About 1,000 Bellevue residences throughout the city were without power Thursday afternoon with freezing rain bringing down power lines. To report power outages or downed power lines, residents should call Puget Sound Energy at 1-888-225-5773. Check PSE power outage updates and see safety tips on what to do if you have an outage.
To avoid carbon monoxide poisoning, do not use gas generators or charcoal grills indoors. King County explains in multiple languages how to avoid carbon monoxide poisoning. Check on family and neighbors to make sure they are ok.
Although many priority roads in Bellevue are passable, compact snow and ice remains on some streets, and freezing rain could make driving extremely difficult. Motorists are urged to monitor forecasts and road conditions, to use traction tires or devices, and to drive only if necessary until weather conditions improve.
The city will update its Extreme Weather Response page as necessary ahead of commute times and as conditions and forecasts change.
Crews will continue to work around the clock to plow, sand and deice, focusing on arterials and neighborhood priority routes ahead of commutes and before beginning operations on neighborhood side streets.

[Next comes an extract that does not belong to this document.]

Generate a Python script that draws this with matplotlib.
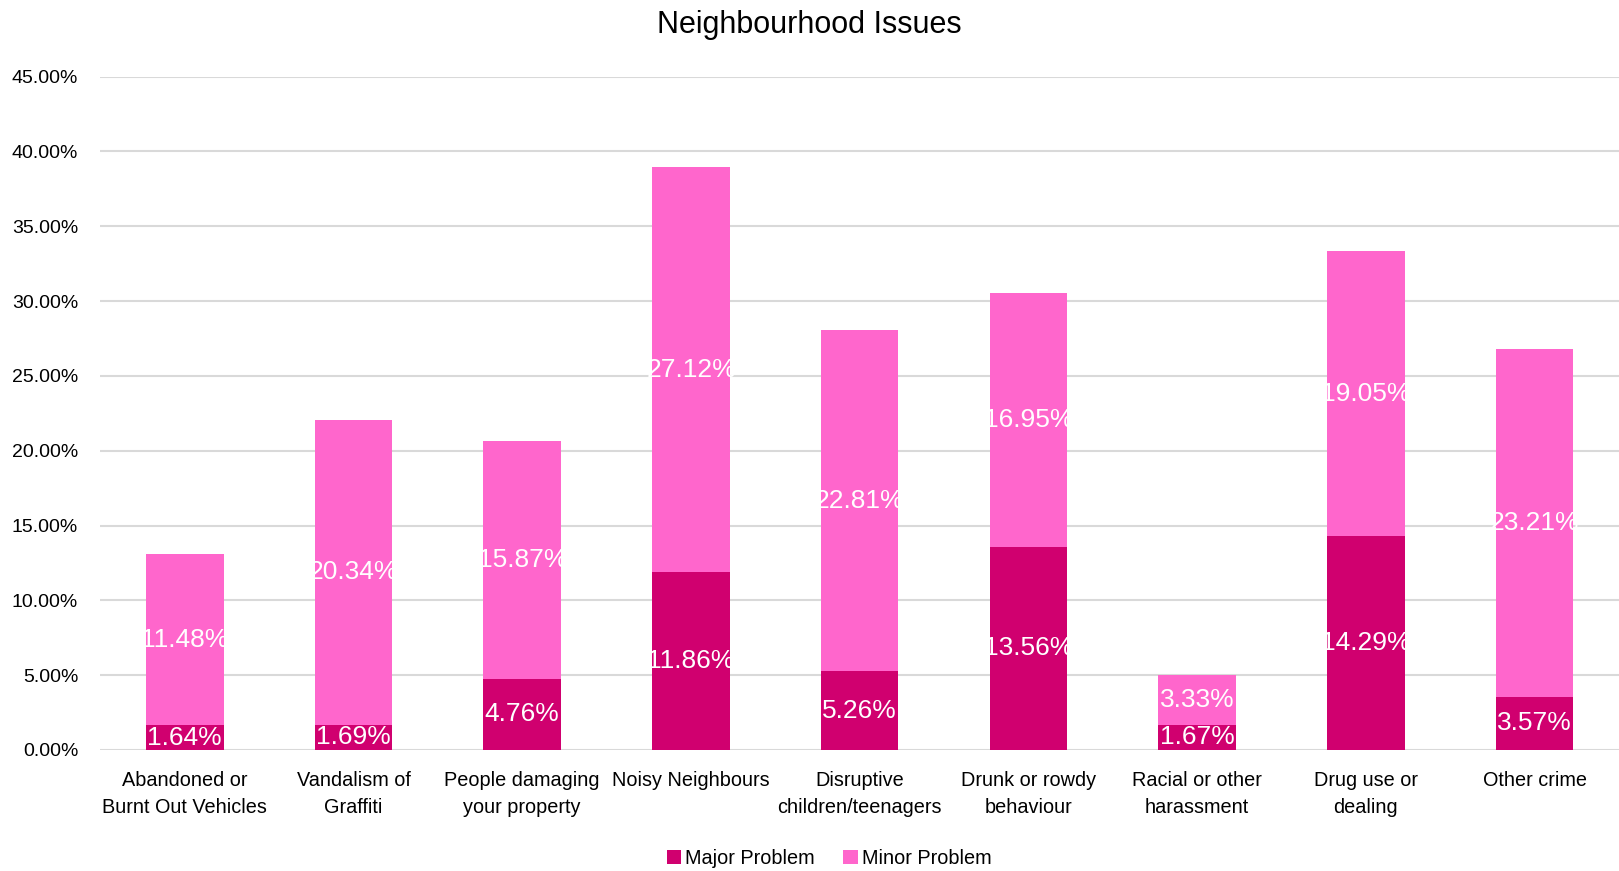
#!/usr/bin/env python3
"""Stacked bar chart of neighbourhood issues."""

import matplotlib
matplotlib.use('Agg')
from matplotlib import pyplot as plt
from matplotlib import font_manager
from matplotlib.ticker import FuncFormatter

categories = ['Abandoned or\nBurnt Out Vehicles', 'Vandalism of\nGraffiti',
              'People damaging\nyour property', 'Noisy Neighbours',
              'Disruptive\nchildren/teenagers', 'Drunk or rowdy\nbehaviour',
              'Racial or other\nharassment', 'Drug use or\ndealing', 'Other crime']
major = [1.64, 1.69, 4.76, 11.86, 5.26, 13.56, 1.67, 14.29, 3.57]
minor = [11.48, 20.34, 15.87, 27.12, 22.81, 16.95, 3.33, 19.05, 23.21]
y_ticks = [0, 5, 10, 15, 20, 25, 30, 35, 40, 45]

MAJOR_COLOR = '#D0006F'
MINOR_COLOR = '#FF66CC'


def main():
    names = {f.name for f in font_manager.fontManager.ttflist}
    family = 'Liberation Sans Narrow' if 'Liberation Sans Narrow' in names else 'Liberation Sans'
    plt.rcParams['font.family'] = [family, 'DejaVu Sans']

    fig = plt.figure(figsize=(16.19, 8.71), dpi=100)
    ax = fig.add_axes([0.062, 0.139, 0.938, 0.773])

    x = list(range(len(categories)))
    width = 0.46
    b1 = ax.bar(x, major, width, color=MAJOR_COLOR, label='Major Problem', zorder=3)
    b2 = ax.bar(x, minor, width, bottom=major, color=MINOR_COLOR,
                label='Minor Problem', zorder=3)

    for i in x:
        ax.text(i, major[i] / 2, '{:.2f}%'.format(major[i]), ha='center',
                va='center', color='white', fontsize=19, zorder=4)
        ax.text(i, major[i] + minor[i] / 2, '{:.2f}%'.format(minor[i]),
                ha='center', va='center', color='white', fontsize=19, zorder=4)

    ax.set_xlim(-0.5, len(categories) - 0.5)
    ax.set_ylim(0, 45)
    ax.set_yticks(y_ticks)
    ax.yaxis.set_major_formatter(FuncFormatter(lambda v, p: '{:.2f}%'.format(v)))
    ax.set_xticks(x)
    ax.set_xticklabels(categories, fontsize=14.3, linespacing=1.55)
    ax.tick_params(axis='y', labelsize=14, length=0, pad=16)
    ax.tick_params(axis='x', length=0, pad=15)
    ax.grid(axis='y', color='#D9D9D9', linewidth=1.5, zorder=0)
    for s in ax.spines.values():
        s.set_visible(False)

    fig.suptitle('Neighbourhood Issues', fontsize=22, y=0.988, va='top')
    fig.legend(handles=[b1, b2], loc='lower center', bbox_to_anchor=(0.512, -0.017),
               ncol=2, frameon=False, fontsize=14.3, handlelength=0.75,
               handleheight=0.75, handletextpad=0.2, columnspacing=1.4)

    fig.savefig('out.png')


if __name__ == '__main__':
    main()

Garbage and Recycling Service
Because of hazardous road conditions, Allied Waste's trucks are not running. If your pickup is missed, please put out a double load on your regular collection day next week. Parks
Closures and Cancellations
As a general rule, if the Bellevue School District is closed or closes due to a weather event, all Parks & Community Services classes and programs will be cancelled for the entire/remainder of the day. If the school district is on a delayed schedule, then call the parks facility for an updated status report.
Select facilities may be open for drop-in activities at a modified level. If you are unable to reach the facility or program then check the Parks & Community Services general information number at 425-452-6885.
• Call Bellevue Utilities at 425-452-7840 to report flooding, hazardous roads, water main breaks and sewer overflows.
• To report gas leaks, power outages and down power lines, please call Puget Sound Energy at 1-888-225-5773.
• Prepare for difficult commutes – plan your routes and avoid peak commute hours if at all possible. Drive only if necessary and go slow, allowing extra following distance.
• Treat dark intersections as four-way stops.
• If you use a grill or hibachi to cook or a backup generator, keep them outside with the back- up generator. They can produce deadly carbon monoxide gas.
• Build emergency Kits for your family to have at home, in the car and at school or work. Your kit should sustain you for 72 hours or longer. Place in your Emergency Kit: Food, water, first aid kit, a small tool kit, seasonal clothing, eye protection, flashlight with batteries, gloves, sanitary supplies, sleeping bags and extra blankets. Remember to add those special supplies if you have small children or you care for a someone with special needs. Items for your pets should also be included.
• To prevent frozen outdoor pipes, insulate them with newspaper, rags or other insulating material. Cover with plastic and secure with string or wire.
• If a water pipe breaks, immediately turn off the main water shut-off valve and/or water meter to control flooding and water damage. Then call a plumber. The main water shut-off valve is usually located in the basement, garage or outdoors by the foundation. If there is no main shut-off valve, there is a valve in the meter box. Turn clockwise with an adjustable wrench.
• Stay inside if possible instead of trying to navigate slippery walkways or roads. If you must go out, have traction devices in your vehicle. Test new chains to make sure they fit (some may not, even though the box says they fit a certain model). Take a cell phone with you in case your car gets stuck.
• Locate alternate routes and alternative parking if you live on streets in steep terrain. Stay on main roads. Do not park in intersections or block streets.
• Take it slow when approaching intersections, off-ramps, bridges or shady areas; all are hot spots for black ice.
• Give snowplows room to work. The plows are wide and can cross the centerline or shoulder. Do not tailgate and try not to pass. If you must pass, take extreme caution and beware of the snow cloud.
• Keep sidewalks next to your home clear of ice and snow, but be careful not to overexert yourself.